Identify the lines that contain the word "this", then copy them.

━━ RECORDS PROVIDED

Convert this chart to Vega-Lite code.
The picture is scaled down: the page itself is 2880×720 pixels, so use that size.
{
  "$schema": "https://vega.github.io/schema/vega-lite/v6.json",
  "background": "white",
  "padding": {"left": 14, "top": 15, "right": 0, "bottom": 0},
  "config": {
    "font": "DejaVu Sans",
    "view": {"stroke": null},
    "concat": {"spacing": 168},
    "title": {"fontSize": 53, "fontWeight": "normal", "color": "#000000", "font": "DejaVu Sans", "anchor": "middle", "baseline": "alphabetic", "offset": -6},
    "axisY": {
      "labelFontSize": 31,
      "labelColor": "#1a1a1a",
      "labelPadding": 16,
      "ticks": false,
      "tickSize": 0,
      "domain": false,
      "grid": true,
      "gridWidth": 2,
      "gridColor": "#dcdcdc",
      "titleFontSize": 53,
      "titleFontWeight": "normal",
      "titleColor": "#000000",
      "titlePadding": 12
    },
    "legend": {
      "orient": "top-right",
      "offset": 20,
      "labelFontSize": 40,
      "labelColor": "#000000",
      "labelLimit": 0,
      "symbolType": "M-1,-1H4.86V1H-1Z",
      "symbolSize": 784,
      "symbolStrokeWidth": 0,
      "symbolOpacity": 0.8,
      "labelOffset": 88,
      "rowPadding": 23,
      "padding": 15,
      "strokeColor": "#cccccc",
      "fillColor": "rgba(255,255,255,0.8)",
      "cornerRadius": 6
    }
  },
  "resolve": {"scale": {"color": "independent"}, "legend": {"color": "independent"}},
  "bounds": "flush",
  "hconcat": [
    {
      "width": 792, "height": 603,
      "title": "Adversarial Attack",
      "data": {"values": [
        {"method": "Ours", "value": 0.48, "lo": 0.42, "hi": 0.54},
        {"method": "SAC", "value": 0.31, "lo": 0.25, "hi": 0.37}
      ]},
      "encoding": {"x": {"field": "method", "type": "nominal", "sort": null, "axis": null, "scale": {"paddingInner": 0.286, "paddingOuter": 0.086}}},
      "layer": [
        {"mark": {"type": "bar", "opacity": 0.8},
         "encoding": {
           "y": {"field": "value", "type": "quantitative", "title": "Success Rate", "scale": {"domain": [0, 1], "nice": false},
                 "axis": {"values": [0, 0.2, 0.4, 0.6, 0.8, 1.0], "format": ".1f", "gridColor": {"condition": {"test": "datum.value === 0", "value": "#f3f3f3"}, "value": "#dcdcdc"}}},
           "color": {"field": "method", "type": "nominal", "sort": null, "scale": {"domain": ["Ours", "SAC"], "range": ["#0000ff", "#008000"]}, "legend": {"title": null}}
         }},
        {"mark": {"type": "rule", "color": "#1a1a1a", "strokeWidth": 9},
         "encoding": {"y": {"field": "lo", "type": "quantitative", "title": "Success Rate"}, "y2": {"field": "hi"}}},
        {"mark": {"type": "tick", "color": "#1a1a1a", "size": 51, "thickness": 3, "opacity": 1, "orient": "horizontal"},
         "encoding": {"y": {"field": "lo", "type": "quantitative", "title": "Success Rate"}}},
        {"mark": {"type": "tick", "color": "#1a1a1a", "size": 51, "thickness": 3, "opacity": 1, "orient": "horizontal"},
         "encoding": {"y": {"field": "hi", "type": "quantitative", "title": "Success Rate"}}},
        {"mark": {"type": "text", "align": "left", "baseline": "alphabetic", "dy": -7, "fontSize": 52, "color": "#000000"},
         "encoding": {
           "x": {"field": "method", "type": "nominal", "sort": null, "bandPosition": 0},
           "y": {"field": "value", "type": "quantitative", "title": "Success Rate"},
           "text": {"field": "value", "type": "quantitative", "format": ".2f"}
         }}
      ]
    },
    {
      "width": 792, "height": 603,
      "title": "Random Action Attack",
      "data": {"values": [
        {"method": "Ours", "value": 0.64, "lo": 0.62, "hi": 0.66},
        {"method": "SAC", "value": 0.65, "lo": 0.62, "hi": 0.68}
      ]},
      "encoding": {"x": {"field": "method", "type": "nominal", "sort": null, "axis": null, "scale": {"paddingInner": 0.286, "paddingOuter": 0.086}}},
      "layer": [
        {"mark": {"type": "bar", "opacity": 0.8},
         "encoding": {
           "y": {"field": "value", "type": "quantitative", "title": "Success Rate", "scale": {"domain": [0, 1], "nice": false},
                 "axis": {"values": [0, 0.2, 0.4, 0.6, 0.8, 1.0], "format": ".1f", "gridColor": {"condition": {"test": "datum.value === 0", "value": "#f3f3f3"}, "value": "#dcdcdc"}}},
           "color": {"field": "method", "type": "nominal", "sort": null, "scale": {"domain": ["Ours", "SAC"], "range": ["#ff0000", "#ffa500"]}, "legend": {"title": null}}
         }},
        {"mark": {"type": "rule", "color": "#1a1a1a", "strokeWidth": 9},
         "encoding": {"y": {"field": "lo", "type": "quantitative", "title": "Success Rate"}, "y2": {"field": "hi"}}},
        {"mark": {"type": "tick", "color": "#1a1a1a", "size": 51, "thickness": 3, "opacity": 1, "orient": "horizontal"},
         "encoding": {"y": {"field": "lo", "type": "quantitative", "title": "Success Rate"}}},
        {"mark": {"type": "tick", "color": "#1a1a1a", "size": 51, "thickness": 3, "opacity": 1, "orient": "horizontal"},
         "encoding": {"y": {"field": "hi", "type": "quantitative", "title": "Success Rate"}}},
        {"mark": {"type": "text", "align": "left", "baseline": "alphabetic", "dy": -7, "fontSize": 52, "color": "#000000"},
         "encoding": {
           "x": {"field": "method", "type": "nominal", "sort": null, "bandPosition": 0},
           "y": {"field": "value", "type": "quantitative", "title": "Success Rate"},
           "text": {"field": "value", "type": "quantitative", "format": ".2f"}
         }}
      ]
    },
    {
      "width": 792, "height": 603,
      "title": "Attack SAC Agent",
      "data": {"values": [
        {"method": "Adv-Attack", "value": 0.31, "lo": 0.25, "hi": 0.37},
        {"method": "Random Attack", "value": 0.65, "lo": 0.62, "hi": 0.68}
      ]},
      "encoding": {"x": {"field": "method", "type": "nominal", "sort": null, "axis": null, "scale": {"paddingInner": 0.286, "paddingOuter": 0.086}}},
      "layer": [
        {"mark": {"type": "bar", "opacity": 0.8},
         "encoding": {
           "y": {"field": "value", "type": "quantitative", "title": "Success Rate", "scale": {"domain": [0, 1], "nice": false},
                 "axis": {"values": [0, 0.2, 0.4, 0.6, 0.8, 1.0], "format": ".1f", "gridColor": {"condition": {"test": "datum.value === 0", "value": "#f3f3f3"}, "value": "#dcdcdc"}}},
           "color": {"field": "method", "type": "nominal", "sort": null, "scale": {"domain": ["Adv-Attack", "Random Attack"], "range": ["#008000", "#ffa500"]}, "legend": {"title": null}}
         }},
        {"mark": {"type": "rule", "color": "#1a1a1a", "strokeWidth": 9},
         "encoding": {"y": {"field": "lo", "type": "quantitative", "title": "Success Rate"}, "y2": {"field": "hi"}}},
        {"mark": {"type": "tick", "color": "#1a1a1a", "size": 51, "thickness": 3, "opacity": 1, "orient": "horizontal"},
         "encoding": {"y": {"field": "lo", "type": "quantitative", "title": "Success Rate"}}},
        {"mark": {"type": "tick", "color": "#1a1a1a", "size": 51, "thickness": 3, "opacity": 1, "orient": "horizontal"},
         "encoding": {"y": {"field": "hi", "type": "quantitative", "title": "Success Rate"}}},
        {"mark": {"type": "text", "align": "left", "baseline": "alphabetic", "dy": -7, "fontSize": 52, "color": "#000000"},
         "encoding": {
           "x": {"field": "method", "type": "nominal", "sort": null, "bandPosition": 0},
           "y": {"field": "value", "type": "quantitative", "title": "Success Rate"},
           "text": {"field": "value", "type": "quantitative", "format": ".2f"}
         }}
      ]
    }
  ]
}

━━━━
━━ RECORDS PROVIDED

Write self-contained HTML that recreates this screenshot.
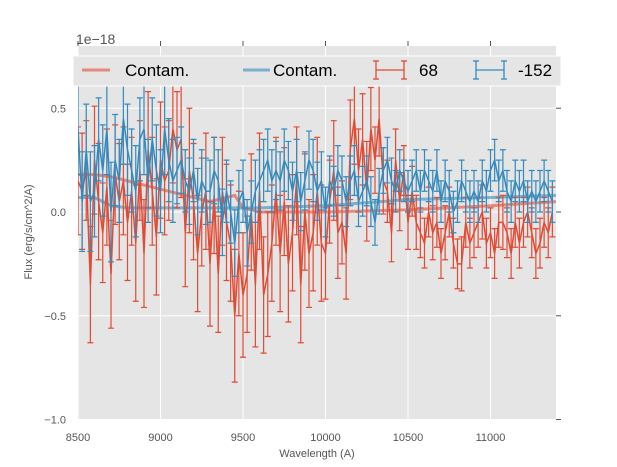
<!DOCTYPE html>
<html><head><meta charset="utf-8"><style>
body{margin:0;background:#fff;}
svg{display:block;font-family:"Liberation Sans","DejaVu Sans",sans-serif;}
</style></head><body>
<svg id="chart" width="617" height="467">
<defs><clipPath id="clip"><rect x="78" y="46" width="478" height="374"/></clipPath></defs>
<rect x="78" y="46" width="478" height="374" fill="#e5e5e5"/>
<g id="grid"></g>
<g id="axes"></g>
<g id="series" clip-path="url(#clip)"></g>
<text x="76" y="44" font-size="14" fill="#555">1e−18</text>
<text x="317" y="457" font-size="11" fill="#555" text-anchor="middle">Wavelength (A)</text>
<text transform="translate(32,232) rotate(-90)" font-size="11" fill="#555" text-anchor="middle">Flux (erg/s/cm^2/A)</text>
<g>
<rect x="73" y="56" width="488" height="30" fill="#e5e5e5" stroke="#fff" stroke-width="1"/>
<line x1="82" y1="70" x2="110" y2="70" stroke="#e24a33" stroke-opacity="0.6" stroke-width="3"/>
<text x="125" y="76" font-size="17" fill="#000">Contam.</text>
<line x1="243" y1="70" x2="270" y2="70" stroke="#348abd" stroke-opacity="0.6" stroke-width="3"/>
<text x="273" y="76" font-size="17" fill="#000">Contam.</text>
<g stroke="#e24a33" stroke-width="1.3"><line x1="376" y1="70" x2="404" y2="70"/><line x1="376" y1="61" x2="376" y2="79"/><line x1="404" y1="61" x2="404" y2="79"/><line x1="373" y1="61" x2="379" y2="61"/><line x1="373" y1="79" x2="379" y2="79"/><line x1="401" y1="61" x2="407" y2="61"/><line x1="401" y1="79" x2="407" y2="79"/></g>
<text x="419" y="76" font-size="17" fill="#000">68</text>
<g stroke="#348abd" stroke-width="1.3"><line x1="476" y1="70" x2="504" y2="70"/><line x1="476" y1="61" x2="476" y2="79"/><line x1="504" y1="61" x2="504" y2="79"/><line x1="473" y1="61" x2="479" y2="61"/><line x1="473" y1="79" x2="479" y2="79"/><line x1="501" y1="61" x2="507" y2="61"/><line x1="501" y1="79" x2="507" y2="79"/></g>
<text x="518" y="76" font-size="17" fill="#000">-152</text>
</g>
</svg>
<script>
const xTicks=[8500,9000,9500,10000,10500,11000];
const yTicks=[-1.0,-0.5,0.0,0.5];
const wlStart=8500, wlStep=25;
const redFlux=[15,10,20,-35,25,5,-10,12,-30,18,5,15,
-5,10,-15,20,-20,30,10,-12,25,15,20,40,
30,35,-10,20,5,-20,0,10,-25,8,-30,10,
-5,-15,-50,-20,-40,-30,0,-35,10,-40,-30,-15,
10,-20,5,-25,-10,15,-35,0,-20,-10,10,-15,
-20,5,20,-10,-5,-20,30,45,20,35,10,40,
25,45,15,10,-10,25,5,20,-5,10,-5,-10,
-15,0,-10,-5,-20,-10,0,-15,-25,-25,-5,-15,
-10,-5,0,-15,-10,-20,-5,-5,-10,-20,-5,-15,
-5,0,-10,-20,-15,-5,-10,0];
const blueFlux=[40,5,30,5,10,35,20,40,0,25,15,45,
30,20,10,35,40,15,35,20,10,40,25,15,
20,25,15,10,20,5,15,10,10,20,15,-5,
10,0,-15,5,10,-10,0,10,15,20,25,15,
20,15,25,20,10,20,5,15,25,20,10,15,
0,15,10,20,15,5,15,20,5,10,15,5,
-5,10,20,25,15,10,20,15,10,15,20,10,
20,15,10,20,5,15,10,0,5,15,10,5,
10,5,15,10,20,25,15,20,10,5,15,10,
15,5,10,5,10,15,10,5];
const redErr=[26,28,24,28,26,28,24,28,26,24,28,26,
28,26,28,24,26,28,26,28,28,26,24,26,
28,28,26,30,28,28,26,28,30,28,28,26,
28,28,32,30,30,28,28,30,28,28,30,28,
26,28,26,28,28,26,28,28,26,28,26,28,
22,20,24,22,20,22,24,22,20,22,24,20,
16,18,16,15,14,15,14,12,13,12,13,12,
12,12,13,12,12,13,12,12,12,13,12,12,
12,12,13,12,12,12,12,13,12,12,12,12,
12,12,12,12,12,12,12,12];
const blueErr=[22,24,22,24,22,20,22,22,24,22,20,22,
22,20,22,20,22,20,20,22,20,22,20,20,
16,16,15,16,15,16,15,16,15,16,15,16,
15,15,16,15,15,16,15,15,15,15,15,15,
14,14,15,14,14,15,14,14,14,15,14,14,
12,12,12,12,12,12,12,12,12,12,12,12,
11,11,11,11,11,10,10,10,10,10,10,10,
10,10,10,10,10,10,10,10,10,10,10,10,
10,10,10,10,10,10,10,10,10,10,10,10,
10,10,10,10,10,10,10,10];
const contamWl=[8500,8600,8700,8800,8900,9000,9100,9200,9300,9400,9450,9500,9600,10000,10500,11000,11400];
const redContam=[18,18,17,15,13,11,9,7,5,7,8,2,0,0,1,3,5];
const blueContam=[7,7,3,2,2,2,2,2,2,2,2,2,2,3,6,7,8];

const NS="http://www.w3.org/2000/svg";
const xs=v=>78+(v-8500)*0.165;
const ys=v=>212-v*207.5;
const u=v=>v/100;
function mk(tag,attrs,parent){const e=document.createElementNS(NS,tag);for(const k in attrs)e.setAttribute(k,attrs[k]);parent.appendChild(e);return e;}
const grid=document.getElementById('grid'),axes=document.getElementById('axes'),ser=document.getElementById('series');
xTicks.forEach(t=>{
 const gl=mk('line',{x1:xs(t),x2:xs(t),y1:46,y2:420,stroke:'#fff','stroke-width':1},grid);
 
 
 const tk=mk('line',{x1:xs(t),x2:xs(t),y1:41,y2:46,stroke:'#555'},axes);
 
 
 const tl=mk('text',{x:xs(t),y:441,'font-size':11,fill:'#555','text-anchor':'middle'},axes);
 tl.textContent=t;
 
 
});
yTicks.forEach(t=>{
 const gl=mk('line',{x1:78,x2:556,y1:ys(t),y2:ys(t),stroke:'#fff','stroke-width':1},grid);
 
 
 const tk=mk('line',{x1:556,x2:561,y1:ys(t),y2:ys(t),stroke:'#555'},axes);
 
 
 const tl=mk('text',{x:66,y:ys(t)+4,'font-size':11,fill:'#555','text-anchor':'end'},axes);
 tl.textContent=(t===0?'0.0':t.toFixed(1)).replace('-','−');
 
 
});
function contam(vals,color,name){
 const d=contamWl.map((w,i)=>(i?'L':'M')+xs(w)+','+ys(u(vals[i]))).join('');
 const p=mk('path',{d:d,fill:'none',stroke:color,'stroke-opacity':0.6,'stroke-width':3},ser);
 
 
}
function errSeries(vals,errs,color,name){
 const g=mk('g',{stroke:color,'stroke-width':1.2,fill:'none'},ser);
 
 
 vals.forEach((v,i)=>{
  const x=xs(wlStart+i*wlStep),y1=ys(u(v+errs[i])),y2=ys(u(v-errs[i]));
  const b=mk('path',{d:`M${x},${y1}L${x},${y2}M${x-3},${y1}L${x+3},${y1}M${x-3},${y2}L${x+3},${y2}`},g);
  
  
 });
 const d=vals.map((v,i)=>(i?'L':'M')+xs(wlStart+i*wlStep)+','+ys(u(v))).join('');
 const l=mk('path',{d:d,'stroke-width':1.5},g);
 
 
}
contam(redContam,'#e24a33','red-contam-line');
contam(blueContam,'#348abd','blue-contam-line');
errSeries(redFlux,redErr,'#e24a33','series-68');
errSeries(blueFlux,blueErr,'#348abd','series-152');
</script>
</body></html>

━━━━

WRITTEN ANSWER:
Convert this chart to Vega-Lite code.
Write self-contained HTML that recreates this screenshot.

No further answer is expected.